India has asked Russia to drop a court case against a translation of the Bhagavad Gita, while Russian ambassador to India Alexander Kadakin criticised as “madmen” those from the Siberian city of Tomsk who have sought a ban on the scripture which is part of the Mahabharata.
Hours before Mr. Kadakin released the statement in Mumbai late on Monday night, a Russian court adjourned the case till December 28 to hear the views of Indologists from Moscow and the Russian ombudsman on the Bhagavad Gita and the minority rights.
Embassy moves officials
The Indian embassy in Moscow took up the matter with senior Russian officials, seeking the government's favourable and positive intervention, Indian ambassador to Russia Ajai Malhotra said.
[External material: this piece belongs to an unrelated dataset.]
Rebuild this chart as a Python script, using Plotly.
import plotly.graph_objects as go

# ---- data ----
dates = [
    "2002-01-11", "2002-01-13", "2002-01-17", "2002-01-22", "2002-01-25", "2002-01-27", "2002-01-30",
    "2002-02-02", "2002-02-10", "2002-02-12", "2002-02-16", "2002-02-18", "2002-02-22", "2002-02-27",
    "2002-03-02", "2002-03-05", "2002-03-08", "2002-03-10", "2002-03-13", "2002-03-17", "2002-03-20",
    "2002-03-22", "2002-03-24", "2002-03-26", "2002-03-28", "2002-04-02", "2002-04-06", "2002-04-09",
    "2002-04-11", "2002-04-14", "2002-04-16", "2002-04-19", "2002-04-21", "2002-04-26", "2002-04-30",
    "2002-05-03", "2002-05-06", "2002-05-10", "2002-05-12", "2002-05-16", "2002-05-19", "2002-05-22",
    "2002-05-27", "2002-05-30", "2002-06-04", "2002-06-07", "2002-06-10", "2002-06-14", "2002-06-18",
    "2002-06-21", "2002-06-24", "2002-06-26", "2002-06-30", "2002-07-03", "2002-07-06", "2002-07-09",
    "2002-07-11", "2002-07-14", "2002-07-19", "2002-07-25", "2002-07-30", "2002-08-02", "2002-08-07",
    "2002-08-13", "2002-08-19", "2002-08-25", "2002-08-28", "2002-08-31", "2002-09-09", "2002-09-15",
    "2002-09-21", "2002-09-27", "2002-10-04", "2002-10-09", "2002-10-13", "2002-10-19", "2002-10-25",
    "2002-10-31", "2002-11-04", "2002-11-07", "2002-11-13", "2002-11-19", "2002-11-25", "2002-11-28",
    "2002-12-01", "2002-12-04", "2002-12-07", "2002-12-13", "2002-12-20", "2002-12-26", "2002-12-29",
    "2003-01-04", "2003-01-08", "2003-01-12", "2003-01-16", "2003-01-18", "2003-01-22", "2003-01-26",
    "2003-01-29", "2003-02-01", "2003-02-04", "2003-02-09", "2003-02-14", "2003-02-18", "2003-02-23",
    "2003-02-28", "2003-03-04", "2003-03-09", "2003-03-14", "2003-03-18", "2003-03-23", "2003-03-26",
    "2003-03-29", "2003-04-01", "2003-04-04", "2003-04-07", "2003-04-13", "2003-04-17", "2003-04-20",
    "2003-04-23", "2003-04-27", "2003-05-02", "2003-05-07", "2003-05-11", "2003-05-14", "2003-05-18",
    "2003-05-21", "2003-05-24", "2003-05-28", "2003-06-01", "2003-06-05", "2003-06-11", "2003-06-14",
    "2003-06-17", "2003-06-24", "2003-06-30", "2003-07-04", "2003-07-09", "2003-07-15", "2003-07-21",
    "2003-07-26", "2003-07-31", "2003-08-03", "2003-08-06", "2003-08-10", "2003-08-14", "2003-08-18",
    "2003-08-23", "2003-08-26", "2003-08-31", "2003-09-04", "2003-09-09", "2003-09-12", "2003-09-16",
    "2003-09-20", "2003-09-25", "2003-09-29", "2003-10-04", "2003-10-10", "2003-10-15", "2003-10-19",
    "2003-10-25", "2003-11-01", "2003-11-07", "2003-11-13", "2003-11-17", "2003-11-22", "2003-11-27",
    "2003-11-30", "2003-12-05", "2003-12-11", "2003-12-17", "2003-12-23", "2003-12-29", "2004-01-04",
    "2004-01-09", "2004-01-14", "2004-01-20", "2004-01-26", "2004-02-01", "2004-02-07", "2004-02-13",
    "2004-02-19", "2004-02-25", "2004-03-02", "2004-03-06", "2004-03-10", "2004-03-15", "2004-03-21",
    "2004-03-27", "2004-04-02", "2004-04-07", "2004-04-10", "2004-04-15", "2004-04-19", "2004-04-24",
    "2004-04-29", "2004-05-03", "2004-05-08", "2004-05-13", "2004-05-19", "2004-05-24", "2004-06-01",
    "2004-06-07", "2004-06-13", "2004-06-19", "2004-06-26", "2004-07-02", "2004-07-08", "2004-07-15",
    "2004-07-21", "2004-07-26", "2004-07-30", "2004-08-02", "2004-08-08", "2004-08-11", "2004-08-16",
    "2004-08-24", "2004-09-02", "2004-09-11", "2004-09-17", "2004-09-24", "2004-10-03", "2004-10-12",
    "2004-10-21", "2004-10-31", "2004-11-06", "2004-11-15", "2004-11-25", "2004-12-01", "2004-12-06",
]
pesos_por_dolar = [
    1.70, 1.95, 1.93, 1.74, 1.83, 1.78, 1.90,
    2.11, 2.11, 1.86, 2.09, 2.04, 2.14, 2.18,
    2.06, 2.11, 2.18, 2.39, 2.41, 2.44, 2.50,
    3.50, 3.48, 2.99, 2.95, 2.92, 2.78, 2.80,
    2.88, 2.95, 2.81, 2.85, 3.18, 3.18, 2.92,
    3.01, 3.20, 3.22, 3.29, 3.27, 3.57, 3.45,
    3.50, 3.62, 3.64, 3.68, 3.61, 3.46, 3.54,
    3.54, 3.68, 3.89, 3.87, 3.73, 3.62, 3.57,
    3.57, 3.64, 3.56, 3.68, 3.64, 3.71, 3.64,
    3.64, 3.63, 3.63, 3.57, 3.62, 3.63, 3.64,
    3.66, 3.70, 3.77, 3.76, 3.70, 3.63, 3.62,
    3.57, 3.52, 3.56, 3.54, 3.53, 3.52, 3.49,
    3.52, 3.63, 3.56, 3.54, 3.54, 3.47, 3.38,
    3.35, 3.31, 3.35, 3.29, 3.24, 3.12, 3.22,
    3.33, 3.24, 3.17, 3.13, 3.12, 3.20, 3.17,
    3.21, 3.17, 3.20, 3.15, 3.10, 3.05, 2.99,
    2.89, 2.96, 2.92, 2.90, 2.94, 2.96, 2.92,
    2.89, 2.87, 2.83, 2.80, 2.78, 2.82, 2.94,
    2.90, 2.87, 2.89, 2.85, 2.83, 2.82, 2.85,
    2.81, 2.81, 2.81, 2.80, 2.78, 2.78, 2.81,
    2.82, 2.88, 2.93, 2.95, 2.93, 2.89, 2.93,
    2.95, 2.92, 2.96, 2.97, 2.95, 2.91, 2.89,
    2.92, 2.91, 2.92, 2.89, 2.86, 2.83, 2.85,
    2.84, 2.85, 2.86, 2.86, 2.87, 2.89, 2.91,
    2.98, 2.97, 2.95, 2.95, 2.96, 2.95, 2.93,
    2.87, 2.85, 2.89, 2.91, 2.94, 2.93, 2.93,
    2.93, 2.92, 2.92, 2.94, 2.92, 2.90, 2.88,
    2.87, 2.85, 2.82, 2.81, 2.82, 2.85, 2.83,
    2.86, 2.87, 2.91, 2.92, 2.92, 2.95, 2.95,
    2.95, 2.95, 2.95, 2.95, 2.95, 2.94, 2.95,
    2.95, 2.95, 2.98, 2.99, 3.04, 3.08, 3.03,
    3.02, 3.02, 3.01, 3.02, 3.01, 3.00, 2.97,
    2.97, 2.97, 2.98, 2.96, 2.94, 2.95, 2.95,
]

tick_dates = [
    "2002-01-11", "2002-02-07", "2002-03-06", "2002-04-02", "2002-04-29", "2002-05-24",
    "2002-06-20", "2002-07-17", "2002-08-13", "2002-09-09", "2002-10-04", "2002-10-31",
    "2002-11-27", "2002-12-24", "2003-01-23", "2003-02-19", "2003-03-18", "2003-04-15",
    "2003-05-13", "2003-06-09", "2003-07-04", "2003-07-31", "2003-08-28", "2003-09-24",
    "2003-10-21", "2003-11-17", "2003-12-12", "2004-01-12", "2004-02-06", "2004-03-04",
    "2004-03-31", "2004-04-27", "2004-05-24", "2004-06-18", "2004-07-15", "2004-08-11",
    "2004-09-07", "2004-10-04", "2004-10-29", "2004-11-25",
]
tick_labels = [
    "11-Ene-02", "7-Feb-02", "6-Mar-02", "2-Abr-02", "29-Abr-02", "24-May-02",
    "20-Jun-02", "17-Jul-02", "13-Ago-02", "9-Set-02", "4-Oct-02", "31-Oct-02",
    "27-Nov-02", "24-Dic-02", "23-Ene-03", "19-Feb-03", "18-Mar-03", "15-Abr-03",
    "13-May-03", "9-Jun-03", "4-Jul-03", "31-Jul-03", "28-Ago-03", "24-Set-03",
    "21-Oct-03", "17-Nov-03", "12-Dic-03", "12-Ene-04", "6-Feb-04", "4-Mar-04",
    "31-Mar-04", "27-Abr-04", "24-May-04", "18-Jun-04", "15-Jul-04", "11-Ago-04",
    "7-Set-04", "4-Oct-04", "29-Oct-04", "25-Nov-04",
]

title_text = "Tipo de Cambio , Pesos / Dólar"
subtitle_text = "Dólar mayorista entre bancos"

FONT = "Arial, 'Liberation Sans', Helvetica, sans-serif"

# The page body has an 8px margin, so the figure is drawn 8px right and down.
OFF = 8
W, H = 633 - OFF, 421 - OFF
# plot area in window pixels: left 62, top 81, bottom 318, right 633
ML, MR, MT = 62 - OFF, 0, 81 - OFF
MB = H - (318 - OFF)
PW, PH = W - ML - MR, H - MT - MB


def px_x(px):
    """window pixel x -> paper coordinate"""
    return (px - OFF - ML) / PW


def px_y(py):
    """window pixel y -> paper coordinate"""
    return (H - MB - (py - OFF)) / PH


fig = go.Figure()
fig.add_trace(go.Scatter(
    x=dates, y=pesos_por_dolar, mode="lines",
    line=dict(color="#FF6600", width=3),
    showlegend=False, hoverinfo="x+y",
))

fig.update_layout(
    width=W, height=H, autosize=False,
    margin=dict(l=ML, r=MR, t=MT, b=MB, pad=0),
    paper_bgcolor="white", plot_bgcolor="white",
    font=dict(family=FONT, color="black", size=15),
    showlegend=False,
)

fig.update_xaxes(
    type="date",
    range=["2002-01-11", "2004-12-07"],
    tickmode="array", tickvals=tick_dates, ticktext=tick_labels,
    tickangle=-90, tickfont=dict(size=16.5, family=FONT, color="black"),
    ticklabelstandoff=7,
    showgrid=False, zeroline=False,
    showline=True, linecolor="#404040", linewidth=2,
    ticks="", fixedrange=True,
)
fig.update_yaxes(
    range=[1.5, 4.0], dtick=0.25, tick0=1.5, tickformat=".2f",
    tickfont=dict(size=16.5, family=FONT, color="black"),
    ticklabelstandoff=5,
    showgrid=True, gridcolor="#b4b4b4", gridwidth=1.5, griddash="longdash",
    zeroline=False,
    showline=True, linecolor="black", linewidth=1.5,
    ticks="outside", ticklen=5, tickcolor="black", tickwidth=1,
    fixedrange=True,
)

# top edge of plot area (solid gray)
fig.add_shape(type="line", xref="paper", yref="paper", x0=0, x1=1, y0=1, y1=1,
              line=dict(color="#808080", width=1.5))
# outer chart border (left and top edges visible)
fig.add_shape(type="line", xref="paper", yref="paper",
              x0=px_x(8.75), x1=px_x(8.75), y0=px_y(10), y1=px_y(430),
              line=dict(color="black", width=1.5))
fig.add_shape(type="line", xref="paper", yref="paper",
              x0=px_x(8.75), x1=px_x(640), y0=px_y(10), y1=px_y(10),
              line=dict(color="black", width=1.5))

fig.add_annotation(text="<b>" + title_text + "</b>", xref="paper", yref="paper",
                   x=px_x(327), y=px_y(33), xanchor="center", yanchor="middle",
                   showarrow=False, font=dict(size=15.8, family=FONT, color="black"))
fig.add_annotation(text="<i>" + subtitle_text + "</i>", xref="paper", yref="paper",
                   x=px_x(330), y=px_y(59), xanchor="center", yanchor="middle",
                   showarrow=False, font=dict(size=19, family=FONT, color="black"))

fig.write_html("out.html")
State prosecutors in Tomsk are seeking a ban on the Bhagavad Gita, alleging that it promoted extremism and sowed social discord.
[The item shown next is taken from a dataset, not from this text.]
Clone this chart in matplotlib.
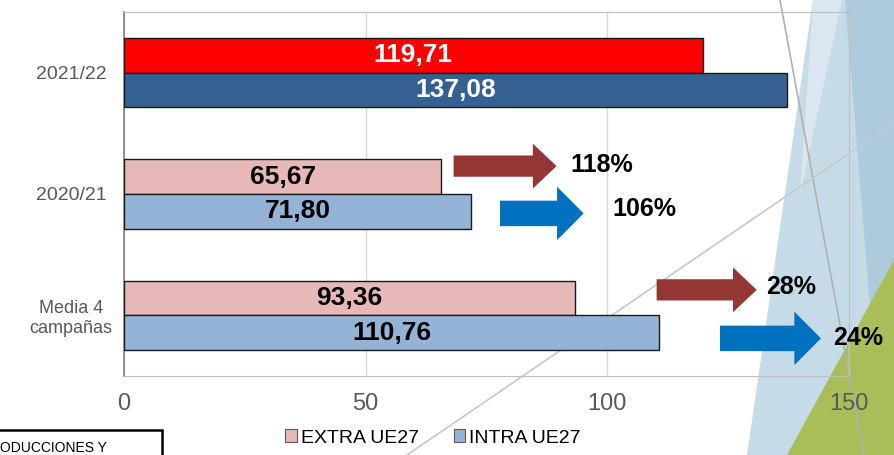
import matplotlib
matplotlib.use("Agg")
import matplotlib.pyplot as plt
from matplotlib.patches import Polygon, FancyArrow, Rectangle

plt.rcParams['font.family'] = ['Liberation Sans', 'DejaVu Sans']

# data
categories = ["Media 4\ncampañas", "2020/21", "2021/22"]
extra = [93.36, 65.67, 119.71]
intra = [110.76, 71.80, 137.08]
extra_lbl = ["93,36", "65,67", "119,71"]
intra_lbl = ["110,76", "71,80", "137,08"]
pct_extra = ["28%", "118%"]
pct_intra = ["24%", "106%"]

W, H = 895, 455
fig = plt.figure(figsize=(W / 100, H / 100), dpi=100)

# slide background (pixel coords, y down)
bg = fig.add_axes([0, 0, 1, 1], zorder=0)
bg.set_xlim(0, W)
bg.set_ylim(H, 0)
bg.axis("off")
bg.add_patch(Polygon([(813, 0), (895, 0), (895, 455), (747, 455)], facecolor="#C6DBE8", edgecolor="none"))
bg.add_patch(Polygon([(813, 0), (842, 0), (800, 195)], facecolor="#DBE7F0", edgecolor="none"))
bg.add_patch(Polygon([(845, 0), (895, 0), (895, 455), (882, 455)], facecolor="#AECBDD", edgecolor="none"))
bg.add_patch(Polygon([(895, 258), (895, 455), (787, 455)], facecolor="#A9BE58", edgecolor="none"))
bg.plot([780, 864], [0, 455], color="#B0B0B0", lw=1.2)
bg.plot([407, 895], [455, 122], color="#C8C8C8", lw=1.2)
bg.add_patch(Rectangle((-5, 430), 167, 40, facecolor="none", edgecolor="black", lw=1.8))
bg.text(0, 448, "ODUCCIONES Y", fontsize=10, color="black", va="center", ha="left")

ax = fig.add_axes([124 / W, 1 - 376 / H, (849 - 124) / W, (376 - 12) / H], zorder=1)
ax.patch.set_visible(False)

y = list(range(len(categories)))
h = 0.285
b1 = ax.barh([v + h / 2 for v in y], extra, height=h, color="#E6B9B8", edgecolor="#1a1a1a", lw=1, zorder=3)
b2 = ax.barh([v - h / 2 for v in y], intra, height=h, color="#95B3D7", edgecolor="#1a1a1a", lw=1, zorder=3)
b1[2].set_facecolor("#FF0000")
b2[2].set_facecolor("#366092")

for i in y:
    col = "white" if i == 2 else "black"
    ax.text(extra[i] / 2, i + h / 2, extra_lbl[i], ha="center", va="center", fontsize=19,
            fontweight="bold", color=col, zorder=5)
    ax.text(intra[i] / 2, i - h / 2, intra_lbl[i], ha="center", va="center", fontsize=19,
            fontweight="bold", color=col, zorder=5)

# growth arrows
red_arrows = [(110.2, 130.9, 0.21), (68.2, 89.5, 1.23)]
blue_arrows = [(123.3, 144.2, -0.19), (77.8, 95.1, 0.84)]
for x0, x1, yy in red_arrows:
    ax.add_patch(FancyArrow(x0, yy, x1 - x0, 0, width=0.175, head_width=0.37, head_length=4.9,
                            length_includes_head=True, color="#943634", lw=0, zorder=4, clip_on=False))
for x0, x1, yy in blue_arrows:
    ax.add_patch(FancyArrow(x0, yy, x1 - x0, 0, width=0.21, head_width=0.44, head_length=5.5,
                            length_includes_head=True, color="#0070C0", lw=0, zorder=4, clip_on=False))

pct_pos_extra = [(132.8, 0.23), (92.4, 1.24)]
pct_pos_intra = [(146.7, -0.19), (101.1, 0.88)]
for (px, py), t in zip(pct_pos_extra, pct_extra):
    ax.text(px, py, t, ha="left", va="center", fontsize=18, fontweight="bold", color="black", zorder=5)
for (px, py), t in zip(pct_pos_intra, pct_intra):
    ax.text(px, py, t, ha="left", va="center", fontsize=18, fontweight="bold", color="black", zorder=5)

ax.set_xlim(0, 150)
ax.set_ylim(-0.5, 2.5)
ax.set_xticks([0, 50, 100, 150])
ax.set_yticks(y)
ax.set_yticklabels(categories, fontsize=14, color="#595959", ha="center")
ax.get_yticklabels()[0].set_fontsize(13)
ax.tick_params(axis="y", length=0, pad=38)
ax.tick_params(axis="x", length=0, pad=12, labelsize=17, labelcolor="#595959")
ax.xaxis.grid(True, color="#D9D9D9", lw=1, zorder=0)
ax.set_axisbelow(True)
for s in ["top", "right", "bottom"]:
    ax.spines[s].set_color("#BFBFBF")
ax.spines["left"].set_color("#808080")
ax.spines["left"].set_linewidth(1.2)

handles = [Rectangle((0, 0), 1, 1, facecolor="#E6B9B8", edgecolor="#595959", lw=0.8),
           Rectangle((0, 0), 1, 1, facecolor="#95B3D7", edgecolor="#595959", lw=0.8)]
fig.legend(handles, ["EXTRA UE27", "INTRA UE27"], loc="center", bbox_to_anchor=(433 / W, 1 - 438 / H),
           ncol=2, frameon=False, fontsize=14, handlelength=0.6, handleheight=0.6,
           handletextpad=0.2, columnspacing=1.8)

fig.savefig("out.png", dpi=100)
Ombudsman Vladimir Lukin earlier said the attempt to ban the book amounted to infringement of the constitutional right to the freedom of consciousness.
Prosecutors said it was not the original Bhagavad Gita that they found offensive, but some commentaries allegedly insulting non-believers in the book written by A.C. Bhaktivedanta Swami Prabhupada, founder of the International Society for Krishna Consciousness (ISKCON).
The case is built on testimony from local professors of philosophy and philology that the book expresses religious hatred and discriminates on the basis of gender, race, nationality and language. Mr. Malhotra raised a strong objection to the charges.